Ideally, it would just be “there”. In insider terms, it would have the gold-standard five-nines availability. Furthermore, it would scale regardless of whatever the customer needs are. Most importantly, it should be simple to use.
From a provisioning perspective, StorPool is essentially software-only, and therefore hardware-agnostic. Practically any recent enterprise IT setup can leverage it, as it likely has compatible underlying compute and networking components.
StorPool designed it as a massively parallel, multi-node system with shared-nothing architecture, and multiple redundancy. Essentially, it is “always on” and requires no downtime for upgrades or expansion.
What Differentiates StorPool’s Storage Platform
The long-standing “building block” model for typical storage platforms eventually becomes non-performant, usually at the worst time in the business cycle. This follows a major fire drill to solve the underlying problem, which could be anything between unexpected storage capacity failure, to compromised, or aging hardware components.
To mitigate these issues, StorPool built their primary storage platform as three or more storage nodes that work together to provide storage as a service. A single storage node consists of a series of a server with its local SSDs, accessed and controlled by server instances, connected via its internal network to dual 10+Gbe pipes (Figure 2).
StorPool provides data protection by triple-writing data across all storage devices within storage clusters, each comprising multiple nodes.
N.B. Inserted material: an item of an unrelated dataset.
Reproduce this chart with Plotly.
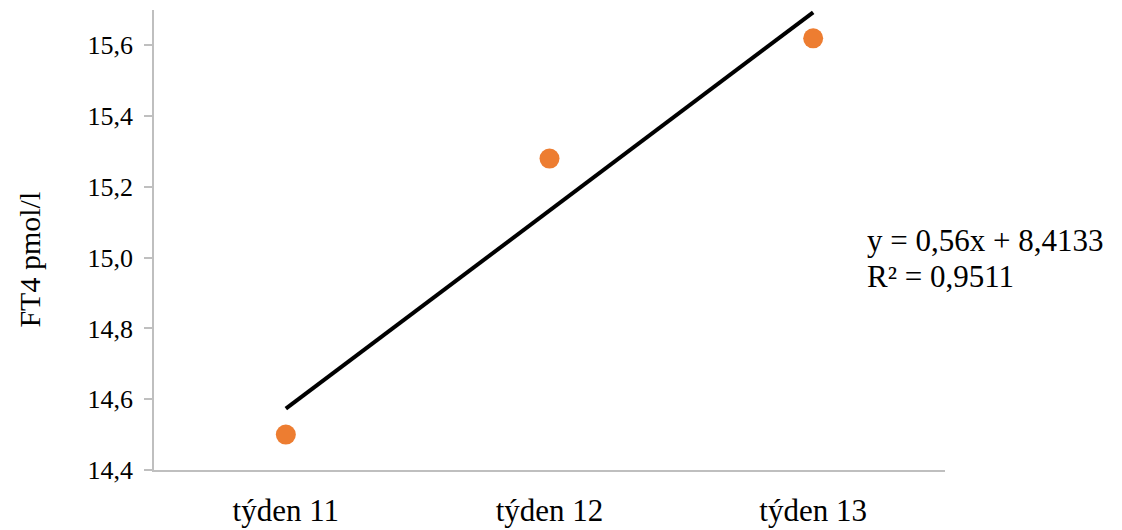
import numpy as np
import plotly.graph_objects as go

weeks = [11, 12, 13]
week_labels = ["týden 11", "týden 12", "týden 13"]
ft4_values = [14.5, 15.28, 15.62]
y_ticks = [14.4, 14.6, 14.8, 15.0, 15.2, 15.4, 15.6]
y_tick_labels = ["14,4", "14,6", "14,8", "15,0", "15,2", "15,4", "15,6"]

slope, intercept = np.polyfit(weeks, ft4_values, 1)
pred = slope * np.array(weeks) + intercept
ss_res = np.sum((np.array(ft4_values) - pred) ** 2)
ss_tot = np.sum((np.array(ft4_values) - np.mean(ft4_values)) ** 2)
r2 = 1 - ss_res / ss_tot

def cz(v, d):
    return f"{v:.{d}f}".replace(".", ",")

font_family = "Liberation Serif"

fig = go.Figure()
fig.add_trace(go.Scatter(
    x=weeks, y=ft4_values, mode="markers",
    marker=dict(color="#ED7D31", size=20, line=dict(width=0)),
    showlegend=False, cliponaxis=False,
))
trend_x = [weeks[0], weeks[-1]]
fig.add_trace(go.Scatter(
    x=trend_x, y=[slope * v + intercept for v in trend_x], mode="lines",
    line=dict(color="black", width=4),
    showlegend=False, cliponaxis=False,
))

eq_font = dict(family=font_family, size=31, color="black")
fig.add_annotation(
    xref="paper", yref="paper", x=0.899, y=0.498, xanchor="left", yanchor="middle",
    text=f"y = {cz(slope, 2)}x + {cz(intercept, 4)}",
    showarrow=False, align="left", font=eq_font,
)
fig.add_annotation(
    xref="paper", yref="paper", x=0.899, y=0.42, xanchor="left", yanchor="middle",
    text=f"R² = {cz(r2, 4)}",
    showarrow=False, align="left", font=eq_font,
)
fig.add_annotation(
    xref="paper", yref="paper", x=-0.157, y=0.457, xanchor="center", yanchor="middle",
    text="FT4 pmol/l", textangle=-90, showarrow=False,
    font=dict(family=font_family, size=30, color="black"),
)

fig.update_layout(
    width=1122, height=530,
    margin=dict(l=146, r=185, t=2, b=68),
    paper_bgcolor="white", plot_bgcolor="white",
    font=dict(family=font_family, color="black"),
    xaxis=dict(
        range=[10.5, 13.5], tickvals=weeks, ticktext=week_labels,
        showline=True, linecolor="#BFBFBF", linewidth=1.5,
        showgrid=False, zeroline=False,
        ticks="outside", ticklen=12, tickcolor="rgba(0,0,0,0)",
        tickfont=dict(family=font_family, size=31, color="black"),
    ),
    yaxis=dict(
        range=[14.4, 15.7], tickvals=y_ticks, ticktext=y_tick_labels,
        showline=True, linecolor="#BFBFBF", linewidth=1.5,
        showgrid=False, zeroline=False,
        ticks="outside", ticklen=8, tickcolor="#BFBFBF", tickwidth=1.5,
        ticklabelstandoff=6,
        tickfont=dict(family=font_family, size=26, color="black"),
    ),
)

fig.write_html("out.html")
Cloze-to-zero impact erasure coding is coming soon as a second data protection scheme.
So if a system has VMware compute nodes that need block storage, users just need to select iSCSI or NVMe/TCP storage interface. Similarly, if they want block storage for their Oracle database, they can use the same interfaces that will give them the required storage, while they can also run inside a VM and then use the StorPool native block device service.
Scaling capacity and performance is equally simple and minimally disruptive compared to the old centralized appliance building block model – just add one or more lightweight standard servers to the existing StorPool cluster – from the initial minimum configuration of three nodes to up to 4096.
Why Linear Scalability is Important
StorPool recognizes the importance of linear scalability of storage performance, regardless of any expansion in the overall capacity, or peaks in performance demand – for example, when adding a new I/O intensive application workload to an existing storage environment.
StorPool’s tests demonstrated near linear increase in IOPS performance, when the underlying hardware was expanded, while astonishingly still maintaining consistent and extremely low read/write operations latencies.
Can We Get Off the Storage Treadmill?
As mentioned above, StorPool’s viewpoint on typical storage refresh cycles is an interesting departure from other storage vendors. Since traditional platforms require major reinvestments for capacity expansion and performance scaling, it’s not unusual for IT organizations to end up ripping and replacing their storage hardware every three or five years. Or sometimes sooner so to take advantage of the latest hardware, firmware, or software innovations.
This cycle is obviously disruptive, not just from a CAPEX perspective, but also because it’s never just as simple as plugging in the new equipment. Data must be migrated to the new platform, and there’s always a risk of something being lost during that transfer process.
StorPool’s storage model is radically different. By standardizing storage nodes on commodity hardware, and concentrating on provisioning capacity in an as-a-service orientation, it’s much simpler for storage to become and remain what everyone in IT wants – always on, non-disruptive, reliable, and performant.